## [Requirement]
Can you set down, exactly as they appear below, the lines from the opening of the material through the one bearing "55, 61.4, 64.4];", minus the pictures?
#### Dataset section
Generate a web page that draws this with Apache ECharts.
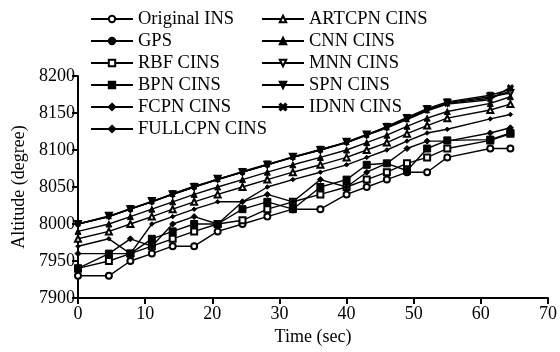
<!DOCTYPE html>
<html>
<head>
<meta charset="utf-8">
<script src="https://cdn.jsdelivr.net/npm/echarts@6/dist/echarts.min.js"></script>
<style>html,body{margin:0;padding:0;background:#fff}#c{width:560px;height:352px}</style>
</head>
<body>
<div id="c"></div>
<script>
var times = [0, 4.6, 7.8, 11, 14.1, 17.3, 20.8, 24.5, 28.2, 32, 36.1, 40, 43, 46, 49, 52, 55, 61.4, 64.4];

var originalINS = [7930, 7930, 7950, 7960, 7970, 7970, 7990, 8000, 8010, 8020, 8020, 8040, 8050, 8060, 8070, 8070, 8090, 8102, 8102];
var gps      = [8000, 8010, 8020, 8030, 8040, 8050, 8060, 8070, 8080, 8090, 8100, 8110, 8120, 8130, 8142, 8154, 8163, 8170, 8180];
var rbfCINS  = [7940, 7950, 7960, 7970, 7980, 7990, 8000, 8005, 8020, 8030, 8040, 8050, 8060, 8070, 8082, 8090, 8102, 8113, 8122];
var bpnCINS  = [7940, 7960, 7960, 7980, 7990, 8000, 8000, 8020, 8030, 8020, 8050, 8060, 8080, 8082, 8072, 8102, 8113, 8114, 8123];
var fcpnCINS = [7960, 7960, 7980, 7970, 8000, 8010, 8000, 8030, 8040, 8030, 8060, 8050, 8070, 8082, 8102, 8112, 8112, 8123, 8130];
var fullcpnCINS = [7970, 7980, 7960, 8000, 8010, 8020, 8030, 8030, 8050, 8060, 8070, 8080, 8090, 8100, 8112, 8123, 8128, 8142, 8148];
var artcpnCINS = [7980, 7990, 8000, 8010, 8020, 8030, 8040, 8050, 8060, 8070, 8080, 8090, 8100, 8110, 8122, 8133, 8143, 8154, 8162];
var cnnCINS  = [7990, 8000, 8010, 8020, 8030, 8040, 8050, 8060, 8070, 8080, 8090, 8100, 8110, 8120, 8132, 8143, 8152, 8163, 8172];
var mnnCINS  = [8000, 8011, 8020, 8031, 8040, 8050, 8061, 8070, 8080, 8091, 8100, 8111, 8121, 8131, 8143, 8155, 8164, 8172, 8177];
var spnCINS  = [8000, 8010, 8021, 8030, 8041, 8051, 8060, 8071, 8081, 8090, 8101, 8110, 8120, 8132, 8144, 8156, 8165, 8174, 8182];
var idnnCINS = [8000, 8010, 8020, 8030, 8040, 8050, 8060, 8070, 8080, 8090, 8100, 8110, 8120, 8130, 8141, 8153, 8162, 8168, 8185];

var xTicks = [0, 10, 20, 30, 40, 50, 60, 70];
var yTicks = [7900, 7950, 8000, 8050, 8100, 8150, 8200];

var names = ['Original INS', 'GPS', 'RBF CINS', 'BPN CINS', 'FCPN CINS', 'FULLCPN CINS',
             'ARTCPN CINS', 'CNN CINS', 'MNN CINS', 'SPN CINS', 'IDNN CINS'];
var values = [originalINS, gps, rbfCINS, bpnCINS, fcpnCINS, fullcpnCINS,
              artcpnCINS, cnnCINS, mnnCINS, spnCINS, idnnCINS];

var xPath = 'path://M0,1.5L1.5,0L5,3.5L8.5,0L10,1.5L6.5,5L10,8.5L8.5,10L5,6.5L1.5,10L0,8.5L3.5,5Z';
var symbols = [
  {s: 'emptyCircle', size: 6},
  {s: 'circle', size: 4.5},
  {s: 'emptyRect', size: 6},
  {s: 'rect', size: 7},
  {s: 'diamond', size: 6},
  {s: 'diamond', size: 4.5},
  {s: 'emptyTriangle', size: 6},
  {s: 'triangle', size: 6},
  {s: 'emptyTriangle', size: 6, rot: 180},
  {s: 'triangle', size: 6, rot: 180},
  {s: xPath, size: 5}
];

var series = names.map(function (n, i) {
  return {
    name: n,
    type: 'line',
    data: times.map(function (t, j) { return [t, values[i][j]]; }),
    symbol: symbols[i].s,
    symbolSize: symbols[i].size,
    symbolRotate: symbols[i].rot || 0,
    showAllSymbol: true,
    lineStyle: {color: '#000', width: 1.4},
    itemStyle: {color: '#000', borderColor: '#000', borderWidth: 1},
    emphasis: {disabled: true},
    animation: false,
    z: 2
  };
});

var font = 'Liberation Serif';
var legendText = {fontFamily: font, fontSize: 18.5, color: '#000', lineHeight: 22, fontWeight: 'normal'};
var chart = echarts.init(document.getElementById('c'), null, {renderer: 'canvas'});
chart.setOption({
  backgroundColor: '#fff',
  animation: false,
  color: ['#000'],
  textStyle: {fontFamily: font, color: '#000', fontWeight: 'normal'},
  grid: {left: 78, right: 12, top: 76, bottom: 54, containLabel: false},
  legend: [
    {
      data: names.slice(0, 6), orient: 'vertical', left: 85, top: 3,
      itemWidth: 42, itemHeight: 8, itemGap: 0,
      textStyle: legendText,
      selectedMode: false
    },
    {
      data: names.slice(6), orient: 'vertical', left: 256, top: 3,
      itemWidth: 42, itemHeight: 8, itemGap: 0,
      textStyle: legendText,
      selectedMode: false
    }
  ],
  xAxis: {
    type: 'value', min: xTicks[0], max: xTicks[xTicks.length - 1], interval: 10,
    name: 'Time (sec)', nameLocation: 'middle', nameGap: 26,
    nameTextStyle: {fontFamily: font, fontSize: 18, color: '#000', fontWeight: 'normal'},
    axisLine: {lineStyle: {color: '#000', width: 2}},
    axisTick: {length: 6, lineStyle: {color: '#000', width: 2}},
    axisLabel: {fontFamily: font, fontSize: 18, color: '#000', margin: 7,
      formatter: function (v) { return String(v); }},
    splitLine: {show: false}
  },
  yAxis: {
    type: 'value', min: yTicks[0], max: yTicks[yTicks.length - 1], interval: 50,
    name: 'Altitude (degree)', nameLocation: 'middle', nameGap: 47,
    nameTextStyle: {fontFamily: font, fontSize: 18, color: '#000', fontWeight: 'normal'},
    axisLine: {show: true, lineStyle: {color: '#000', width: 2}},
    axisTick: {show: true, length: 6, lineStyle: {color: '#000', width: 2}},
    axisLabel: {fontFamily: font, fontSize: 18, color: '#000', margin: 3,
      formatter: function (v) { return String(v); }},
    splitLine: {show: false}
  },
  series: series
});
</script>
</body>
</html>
########
## [The answer]
Generate a web page that draws this with Apache ECharts.
<!DOCTYPE html>
<html>
<head>
<meta charset="utf-8">
<script src="https://cdn.jsdelivr.net/npm/echarts@6/dist/echarts.min.js"></script>
<style>html,body{margin:0;padding:0;background:#fff}#c{width:560px;height:352px}</style>
</head>
<body>
<div id="c"></div>
<script>
var times = [0, 4.6, 7.8, 11, 14.1, 17.3, 20.8, 24.5, 28.2, 32, 36.1, 40, 43, 46, 49, 52, 55, 61.4, 64.4];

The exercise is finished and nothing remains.